▶ Requirement
Make an exact copy, from the records below, of the lines from the line containing "Generate a Python" to the line containing "plt.rcParams['axes.unicode_minus'] = False", both lines included, excluding pictures.

Charts and diagrams as code
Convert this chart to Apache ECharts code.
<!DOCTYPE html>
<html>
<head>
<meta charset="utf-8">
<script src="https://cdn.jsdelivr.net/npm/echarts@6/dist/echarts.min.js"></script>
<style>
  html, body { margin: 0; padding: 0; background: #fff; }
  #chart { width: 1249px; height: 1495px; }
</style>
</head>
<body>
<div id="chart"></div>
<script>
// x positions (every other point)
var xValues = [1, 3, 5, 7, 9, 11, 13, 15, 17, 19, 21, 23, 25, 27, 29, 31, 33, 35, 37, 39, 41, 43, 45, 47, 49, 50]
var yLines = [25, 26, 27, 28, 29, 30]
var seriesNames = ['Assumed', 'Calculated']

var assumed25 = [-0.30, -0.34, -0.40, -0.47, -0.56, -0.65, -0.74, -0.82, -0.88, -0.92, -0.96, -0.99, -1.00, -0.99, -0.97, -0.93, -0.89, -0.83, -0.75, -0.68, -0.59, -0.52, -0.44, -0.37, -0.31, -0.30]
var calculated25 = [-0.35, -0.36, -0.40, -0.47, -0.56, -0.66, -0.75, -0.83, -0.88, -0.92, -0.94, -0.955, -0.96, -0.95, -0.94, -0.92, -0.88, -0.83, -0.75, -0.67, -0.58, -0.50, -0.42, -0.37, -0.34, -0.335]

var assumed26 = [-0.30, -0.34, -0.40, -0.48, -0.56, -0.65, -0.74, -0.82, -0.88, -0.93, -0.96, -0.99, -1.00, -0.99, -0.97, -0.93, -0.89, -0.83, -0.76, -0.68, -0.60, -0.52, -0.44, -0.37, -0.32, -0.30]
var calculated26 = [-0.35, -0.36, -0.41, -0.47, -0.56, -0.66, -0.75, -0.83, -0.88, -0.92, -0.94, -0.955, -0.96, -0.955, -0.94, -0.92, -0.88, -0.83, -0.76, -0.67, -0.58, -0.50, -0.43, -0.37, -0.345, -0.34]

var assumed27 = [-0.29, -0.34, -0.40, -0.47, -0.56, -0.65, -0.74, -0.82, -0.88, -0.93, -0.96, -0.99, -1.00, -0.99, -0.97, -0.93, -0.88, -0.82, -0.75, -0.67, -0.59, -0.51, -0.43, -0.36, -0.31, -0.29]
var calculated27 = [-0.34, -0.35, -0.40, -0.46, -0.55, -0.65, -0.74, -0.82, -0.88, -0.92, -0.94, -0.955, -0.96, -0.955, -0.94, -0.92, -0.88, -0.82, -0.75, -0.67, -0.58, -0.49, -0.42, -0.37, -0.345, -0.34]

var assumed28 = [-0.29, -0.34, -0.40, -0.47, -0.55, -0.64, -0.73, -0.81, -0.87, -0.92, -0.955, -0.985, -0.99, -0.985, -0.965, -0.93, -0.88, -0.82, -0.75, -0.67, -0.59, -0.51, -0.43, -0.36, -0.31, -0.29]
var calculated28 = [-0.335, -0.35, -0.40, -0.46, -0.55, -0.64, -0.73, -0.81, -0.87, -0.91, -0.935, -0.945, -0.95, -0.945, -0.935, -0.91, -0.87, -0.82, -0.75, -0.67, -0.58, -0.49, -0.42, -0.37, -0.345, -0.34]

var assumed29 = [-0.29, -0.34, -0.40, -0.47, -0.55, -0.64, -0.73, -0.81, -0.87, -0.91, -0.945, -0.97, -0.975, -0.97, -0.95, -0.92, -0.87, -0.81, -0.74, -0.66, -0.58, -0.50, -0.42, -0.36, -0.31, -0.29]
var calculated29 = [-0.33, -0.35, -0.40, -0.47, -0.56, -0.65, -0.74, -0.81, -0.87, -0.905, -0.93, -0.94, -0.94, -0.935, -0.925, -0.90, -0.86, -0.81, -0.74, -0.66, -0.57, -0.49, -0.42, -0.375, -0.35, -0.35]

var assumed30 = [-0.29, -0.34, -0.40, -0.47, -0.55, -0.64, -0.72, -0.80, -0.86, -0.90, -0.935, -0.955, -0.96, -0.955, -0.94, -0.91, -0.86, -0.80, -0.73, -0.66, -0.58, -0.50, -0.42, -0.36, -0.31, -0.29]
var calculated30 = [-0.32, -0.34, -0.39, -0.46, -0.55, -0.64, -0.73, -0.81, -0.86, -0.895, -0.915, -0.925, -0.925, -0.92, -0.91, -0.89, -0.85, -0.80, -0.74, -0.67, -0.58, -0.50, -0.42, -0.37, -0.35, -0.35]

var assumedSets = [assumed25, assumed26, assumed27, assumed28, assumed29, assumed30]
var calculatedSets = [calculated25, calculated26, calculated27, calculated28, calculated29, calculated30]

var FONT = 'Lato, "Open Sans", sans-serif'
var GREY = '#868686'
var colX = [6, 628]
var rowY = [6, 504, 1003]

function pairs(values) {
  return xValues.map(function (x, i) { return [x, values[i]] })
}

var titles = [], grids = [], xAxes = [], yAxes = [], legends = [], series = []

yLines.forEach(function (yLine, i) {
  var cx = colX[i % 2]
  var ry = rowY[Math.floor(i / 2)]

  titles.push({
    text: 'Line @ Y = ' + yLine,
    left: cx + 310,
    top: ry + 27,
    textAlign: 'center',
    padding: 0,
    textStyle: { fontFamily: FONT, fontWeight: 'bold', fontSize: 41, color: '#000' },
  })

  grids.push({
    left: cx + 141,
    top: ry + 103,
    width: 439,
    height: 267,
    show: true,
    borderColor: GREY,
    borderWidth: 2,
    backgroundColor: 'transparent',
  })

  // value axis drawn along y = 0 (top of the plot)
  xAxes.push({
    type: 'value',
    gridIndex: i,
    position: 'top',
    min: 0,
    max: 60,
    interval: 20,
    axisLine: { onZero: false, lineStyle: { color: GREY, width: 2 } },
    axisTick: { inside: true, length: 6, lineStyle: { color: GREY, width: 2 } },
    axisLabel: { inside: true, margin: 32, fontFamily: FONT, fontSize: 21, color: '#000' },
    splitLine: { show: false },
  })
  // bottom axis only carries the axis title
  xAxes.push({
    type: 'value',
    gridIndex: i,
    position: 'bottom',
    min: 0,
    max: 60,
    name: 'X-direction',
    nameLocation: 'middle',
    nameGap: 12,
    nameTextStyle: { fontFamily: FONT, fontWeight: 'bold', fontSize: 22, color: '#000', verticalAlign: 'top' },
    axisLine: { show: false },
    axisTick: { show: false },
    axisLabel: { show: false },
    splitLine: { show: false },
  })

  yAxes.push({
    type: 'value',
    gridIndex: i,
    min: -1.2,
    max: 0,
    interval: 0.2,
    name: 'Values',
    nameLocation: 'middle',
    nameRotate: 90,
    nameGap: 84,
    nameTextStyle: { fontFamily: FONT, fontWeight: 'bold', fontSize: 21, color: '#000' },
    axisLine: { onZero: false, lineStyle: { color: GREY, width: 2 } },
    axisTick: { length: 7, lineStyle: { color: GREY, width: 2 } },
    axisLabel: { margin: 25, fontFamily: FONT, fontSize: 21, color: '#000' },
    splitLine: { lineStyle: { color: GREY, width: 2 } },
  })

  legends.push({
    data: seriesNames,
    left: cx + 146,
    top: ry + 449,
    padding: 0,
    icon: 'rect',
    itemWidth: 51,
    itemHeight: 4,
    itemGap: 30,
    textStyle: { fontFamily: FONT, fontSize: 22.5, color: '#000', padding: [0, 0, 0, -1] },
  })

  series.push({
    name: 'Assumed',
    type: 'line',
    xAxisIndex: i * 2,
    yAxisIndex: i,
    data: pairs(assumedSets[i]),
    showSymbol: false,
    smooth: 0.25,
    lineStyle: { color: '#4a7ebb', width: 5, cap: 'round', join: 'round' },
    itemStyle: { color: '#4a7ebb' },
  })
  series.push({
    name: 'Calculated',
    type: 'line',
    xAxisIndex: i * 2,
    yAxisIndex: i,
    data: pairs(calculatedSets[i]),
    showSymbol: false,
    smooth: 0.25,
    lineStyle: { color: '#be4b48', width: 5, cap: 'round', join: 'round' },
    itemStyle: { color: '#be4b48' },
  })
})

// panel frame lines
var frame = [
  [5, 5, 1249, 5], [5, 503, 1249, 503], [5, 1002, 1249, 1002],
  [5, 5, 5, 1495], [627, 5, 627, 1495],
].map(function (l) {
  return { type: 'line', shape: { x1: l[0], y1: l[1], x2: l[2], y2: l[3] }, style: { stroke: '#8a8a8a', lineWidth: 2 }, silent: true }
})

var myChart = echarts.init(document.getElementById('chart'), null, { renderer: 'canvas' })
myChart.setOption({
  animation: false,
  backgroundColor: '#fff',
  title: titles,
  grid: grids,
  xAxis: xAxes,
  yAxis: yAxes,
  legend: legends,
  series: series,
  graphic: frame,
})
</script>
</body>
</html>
==
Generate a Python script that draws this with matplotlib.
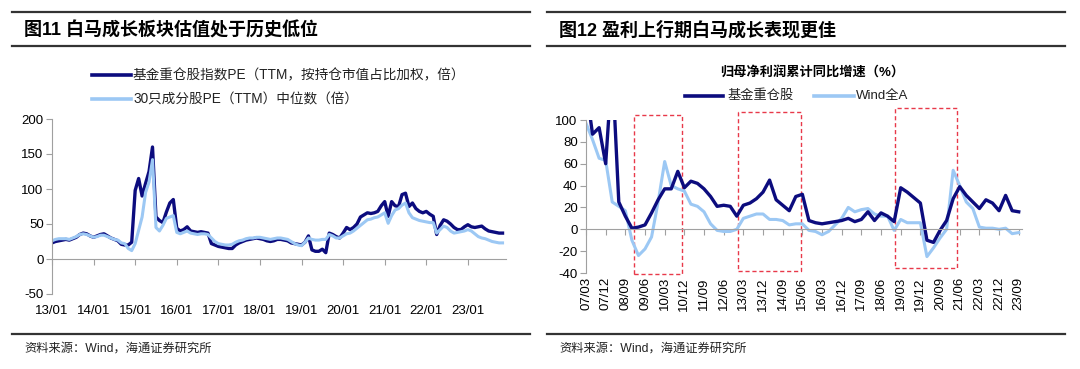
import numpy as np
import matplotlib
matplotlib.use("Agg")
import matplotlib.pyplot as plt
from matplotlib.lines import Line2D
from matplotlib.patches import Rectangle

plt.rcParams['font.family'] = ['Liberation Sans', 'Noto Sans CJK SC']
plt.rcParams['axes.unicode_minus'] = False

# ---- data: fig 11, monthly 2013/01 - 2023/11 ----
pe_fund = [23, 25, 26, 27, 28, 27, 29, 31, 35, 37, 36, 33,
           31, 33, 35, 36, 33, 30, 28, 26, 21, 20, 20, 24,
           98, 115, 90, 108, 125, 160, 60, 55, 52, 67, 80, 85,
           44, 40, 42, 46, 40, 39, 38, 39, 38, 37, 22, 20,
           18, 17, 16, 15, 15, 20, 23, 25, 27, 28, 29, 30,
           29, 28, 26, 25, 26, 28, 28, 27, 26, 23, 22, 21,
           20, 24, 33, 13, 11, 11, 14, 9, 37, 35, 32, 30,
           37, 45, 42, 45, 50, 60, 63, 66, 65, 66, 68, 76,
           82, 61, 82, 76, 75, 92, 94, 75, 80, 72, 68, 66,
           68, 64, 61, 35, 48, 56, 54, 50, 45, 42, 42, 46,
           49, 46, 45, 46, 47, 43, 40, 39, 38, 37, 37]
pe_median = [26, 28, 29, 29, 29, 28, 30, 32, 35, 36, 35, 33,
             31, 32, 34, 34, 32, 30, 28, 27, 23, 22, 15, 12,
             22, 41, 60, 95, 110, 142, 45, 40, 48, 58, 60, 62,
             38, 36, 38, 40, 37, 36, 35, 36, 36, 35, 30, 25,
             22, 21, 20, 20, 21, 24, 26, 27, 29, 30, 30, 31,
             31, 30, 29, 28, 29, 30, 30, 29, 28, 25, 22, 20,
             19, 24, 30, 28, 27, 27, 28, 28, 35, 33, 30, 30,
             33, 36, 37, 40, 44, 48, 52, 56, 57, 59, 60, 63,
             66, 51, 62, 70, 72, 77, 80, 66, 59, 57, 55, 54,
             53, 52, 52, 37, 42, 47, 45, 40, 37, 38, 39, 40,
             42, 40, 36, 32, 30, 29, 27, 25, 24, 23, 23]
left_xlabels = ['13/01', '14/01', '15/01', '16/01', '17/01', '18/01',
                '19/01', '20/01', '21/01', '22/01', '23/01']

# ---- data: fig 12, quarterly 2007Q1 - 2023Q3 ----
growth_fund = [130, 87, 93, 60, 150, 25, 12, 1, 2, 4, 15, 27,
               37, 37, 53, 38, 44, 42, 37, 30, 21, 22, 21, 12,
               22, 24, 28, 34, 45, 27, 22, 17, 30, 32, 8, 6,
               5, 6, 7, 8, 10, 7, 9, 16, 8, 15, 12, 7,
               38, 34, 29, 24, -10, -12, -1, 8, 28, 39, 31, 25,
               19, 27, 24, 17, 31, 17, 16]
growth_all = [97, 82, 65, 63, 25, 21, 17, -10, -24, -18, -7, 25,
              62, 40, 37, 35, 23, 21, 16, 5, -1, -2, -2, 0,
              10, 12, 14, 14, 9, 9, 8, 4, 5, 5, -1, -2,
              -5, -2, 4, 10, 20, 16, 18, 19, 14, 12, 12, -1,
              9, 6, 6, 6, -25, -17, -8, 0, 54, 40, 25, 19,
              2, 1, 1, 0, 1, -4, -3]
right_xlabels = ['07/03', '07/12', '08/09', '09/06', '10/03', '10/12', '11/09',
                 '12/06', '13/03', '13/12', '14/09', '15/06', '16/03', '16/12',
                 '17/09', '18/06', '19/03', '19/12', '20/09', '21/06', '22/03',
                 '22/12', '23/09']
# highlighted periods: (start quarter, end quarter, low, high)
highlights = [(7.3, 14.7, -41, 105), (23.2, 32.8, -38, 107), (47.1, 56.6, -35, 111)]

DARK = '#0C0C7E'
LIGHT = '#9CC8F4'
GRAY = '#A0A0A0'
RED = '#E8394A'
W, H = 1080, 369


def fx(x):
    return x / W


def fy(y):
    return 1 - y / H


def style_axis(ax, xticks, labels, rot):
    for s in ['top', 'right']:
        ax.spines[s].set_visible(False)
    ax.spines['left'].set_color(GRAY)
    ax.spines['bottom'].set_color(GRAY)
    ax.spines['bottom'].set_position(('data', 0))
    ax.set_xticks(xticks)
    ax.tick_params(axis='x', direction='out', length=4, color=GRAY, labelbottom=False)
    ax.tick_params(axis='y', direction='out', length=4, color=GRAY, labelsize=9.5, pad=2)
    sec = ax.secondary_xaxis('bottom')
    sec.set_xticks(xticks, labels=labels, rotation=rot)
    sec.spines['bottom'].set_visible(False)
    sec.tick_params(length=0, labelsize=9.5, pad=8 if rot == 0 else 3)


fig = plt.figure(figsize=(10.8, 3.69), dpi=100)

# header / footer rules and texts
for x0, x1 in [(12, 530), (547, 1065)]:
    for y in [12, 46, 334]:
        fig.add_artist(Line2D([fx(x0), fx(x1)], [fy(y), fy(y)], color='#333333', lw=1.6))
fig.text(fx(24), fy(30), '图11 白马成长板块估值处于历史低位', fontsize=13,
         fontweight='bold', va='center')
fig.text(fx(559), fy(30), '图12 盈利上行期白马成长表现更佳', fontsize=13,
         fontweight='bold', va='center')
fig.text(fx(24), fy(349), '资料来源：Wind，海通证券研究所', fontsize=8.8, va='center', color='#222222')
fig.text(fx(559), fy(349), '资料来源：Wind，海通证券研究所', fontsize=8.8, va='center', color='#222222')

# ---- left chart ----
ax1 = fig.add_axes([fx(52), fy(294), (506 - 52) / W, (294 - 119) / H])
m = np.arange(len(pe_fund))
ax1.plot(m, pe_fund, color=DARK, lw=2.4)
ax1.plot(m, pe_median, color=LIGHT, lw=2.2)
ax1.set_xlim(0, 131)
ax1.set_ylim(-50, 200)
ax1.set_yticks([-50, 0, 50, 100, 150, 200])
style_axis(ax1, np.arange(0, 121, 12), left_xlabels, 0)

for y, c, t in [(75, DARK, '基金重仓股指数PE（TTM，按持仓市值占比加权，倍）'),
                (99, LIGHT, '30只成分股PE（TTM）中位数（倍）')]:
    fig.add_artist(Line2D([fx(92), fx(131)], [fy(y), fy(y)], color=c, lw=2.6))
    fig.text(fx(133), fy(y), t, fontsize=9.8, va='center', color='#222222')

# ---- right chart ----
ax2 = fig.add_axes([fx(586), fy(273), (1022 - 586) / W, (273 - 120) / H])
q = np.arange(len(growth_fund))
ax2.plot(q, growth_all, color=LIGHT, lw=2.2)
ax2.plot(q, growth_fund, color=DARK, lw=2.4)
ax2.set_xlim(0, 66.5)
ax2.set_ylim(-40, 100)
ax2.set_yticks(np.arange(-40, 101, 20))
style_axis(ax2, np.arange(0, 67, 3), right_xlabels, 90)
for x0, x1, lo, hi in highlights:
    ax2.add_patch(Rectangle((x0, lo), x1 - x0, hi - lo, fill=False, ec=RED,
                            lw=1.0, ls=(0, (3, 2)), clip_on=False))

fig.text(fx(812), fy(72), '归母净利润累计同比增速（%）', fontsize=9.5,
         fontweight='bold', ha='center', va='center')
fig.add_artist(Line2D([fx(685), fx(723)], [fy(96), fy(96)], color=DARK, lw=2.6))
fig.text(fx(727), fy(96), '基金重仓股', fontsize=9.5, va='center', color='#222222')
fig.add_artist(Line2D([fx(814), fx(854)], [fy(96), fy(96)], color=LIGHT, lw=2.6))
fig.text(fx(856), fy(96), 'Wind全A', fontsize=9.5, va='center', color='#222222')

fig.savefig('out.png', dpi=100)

▶ Written reply
Generate a Python script that draws this with matplotlib.
import numpy as np
import matplotlib
matplotlib.use("Agg")
import matplotlib.pyplot as plt
from matplotlib.lines import Line2D
from matplotlib.patches import Rectangle

plt.rcParams['font.family'] = ['Liberation Sans', 'Noto Sans CJK SC']
plt.rcParams['axes.unicode_minus'] = False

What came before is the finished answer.